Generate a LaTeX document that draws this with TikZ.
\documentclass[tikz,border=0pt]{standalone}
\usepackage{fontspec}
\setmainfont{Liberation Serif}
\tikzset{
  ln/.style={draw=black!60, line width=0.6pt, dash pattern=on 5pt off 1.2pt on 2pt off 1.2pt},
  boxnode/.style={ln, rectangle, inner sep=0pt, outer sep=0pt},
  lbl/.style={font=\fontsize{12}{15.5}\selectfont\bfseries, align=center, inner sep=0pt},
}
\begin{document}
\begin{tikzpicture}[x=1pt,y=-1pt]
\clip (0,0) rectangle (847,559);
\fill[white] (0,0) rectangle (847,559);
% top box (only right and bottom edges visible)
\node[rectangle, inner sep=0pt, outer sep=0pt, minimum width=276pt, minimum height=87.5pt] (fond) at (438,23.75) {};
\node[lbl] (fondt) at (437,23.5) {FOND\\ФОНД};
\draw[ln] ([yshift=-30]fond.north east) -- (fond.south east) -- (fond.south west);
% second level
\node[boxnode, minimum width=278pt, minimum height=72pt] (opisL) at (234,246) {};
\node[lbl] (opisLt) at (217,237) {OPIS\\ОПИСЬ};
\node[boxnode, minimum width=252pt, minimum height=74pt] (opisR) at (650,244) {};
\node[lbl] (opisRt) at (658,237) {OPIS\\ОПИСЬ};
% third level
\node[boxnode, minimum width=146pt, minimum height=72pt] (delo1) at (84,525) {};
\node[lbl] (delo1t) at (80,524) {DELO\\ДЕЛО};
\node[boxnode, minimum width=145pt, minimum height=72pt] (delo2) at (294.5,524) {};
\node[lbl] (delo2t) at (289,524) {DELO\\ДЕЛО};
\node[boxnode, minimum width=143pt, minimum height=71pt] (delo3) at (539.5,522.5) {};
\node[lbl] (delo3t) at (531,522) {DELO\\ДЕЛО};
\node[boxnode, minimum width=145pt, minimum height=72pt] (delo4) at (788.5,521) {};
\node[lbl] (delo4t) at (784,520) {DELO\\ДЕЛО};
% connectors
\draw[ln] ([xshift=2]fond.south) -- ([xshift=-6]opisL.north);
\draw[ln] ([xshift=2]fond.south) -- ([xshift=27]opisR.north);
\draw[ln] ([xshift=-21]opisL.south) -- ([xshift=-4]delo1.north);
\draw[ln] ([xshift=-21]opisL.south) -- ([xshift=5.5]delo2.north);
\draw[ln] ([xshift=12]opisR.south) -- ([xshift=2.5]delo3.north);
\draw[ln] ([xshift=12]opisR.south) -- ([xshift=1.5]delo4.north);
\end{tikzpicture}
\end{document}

══════

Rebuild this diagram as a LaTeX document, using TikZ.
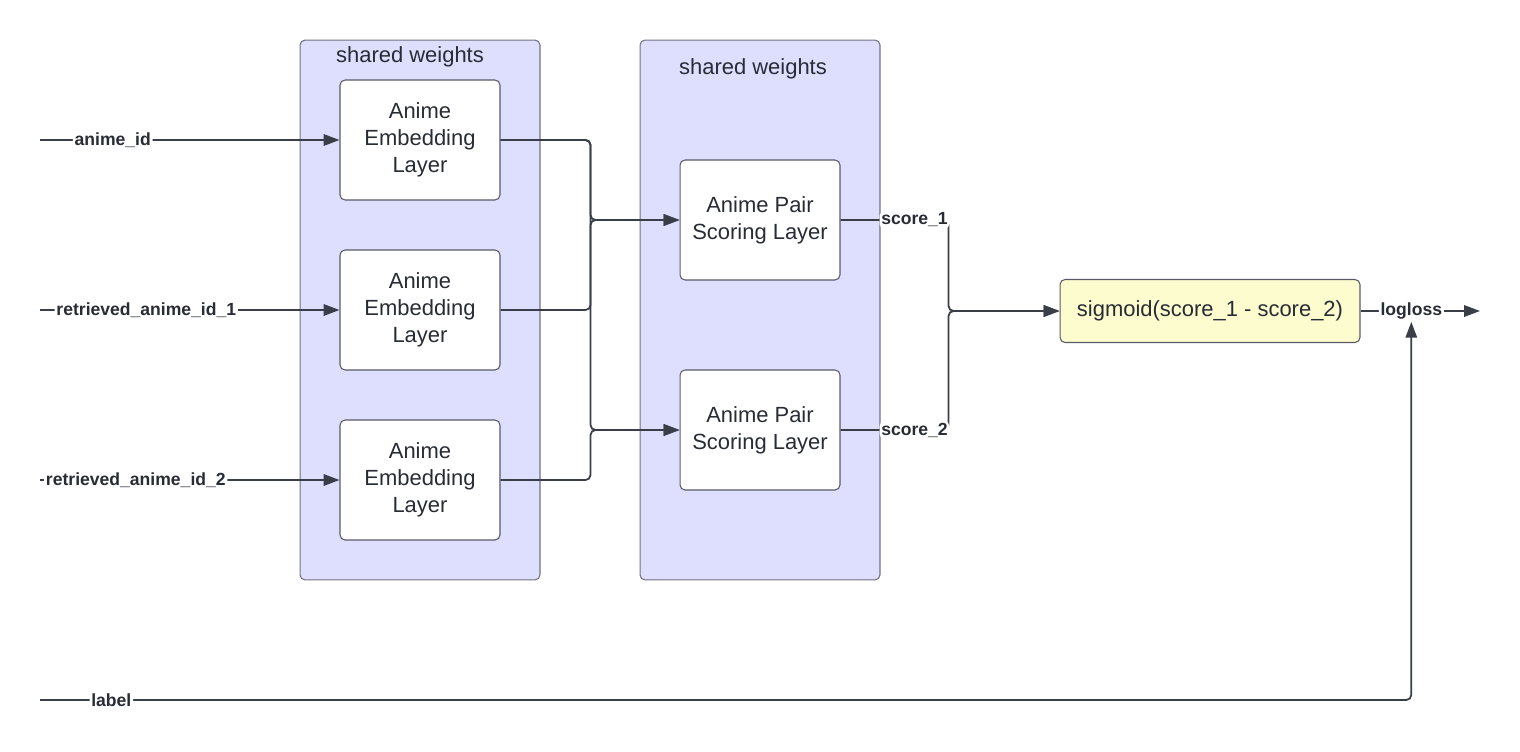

══════

— WHAT IS EXPECTED —
What is the number of lines in this material that hold the string "LaTeX"? Answer with that number only.

— FINISHED ANSWER —
2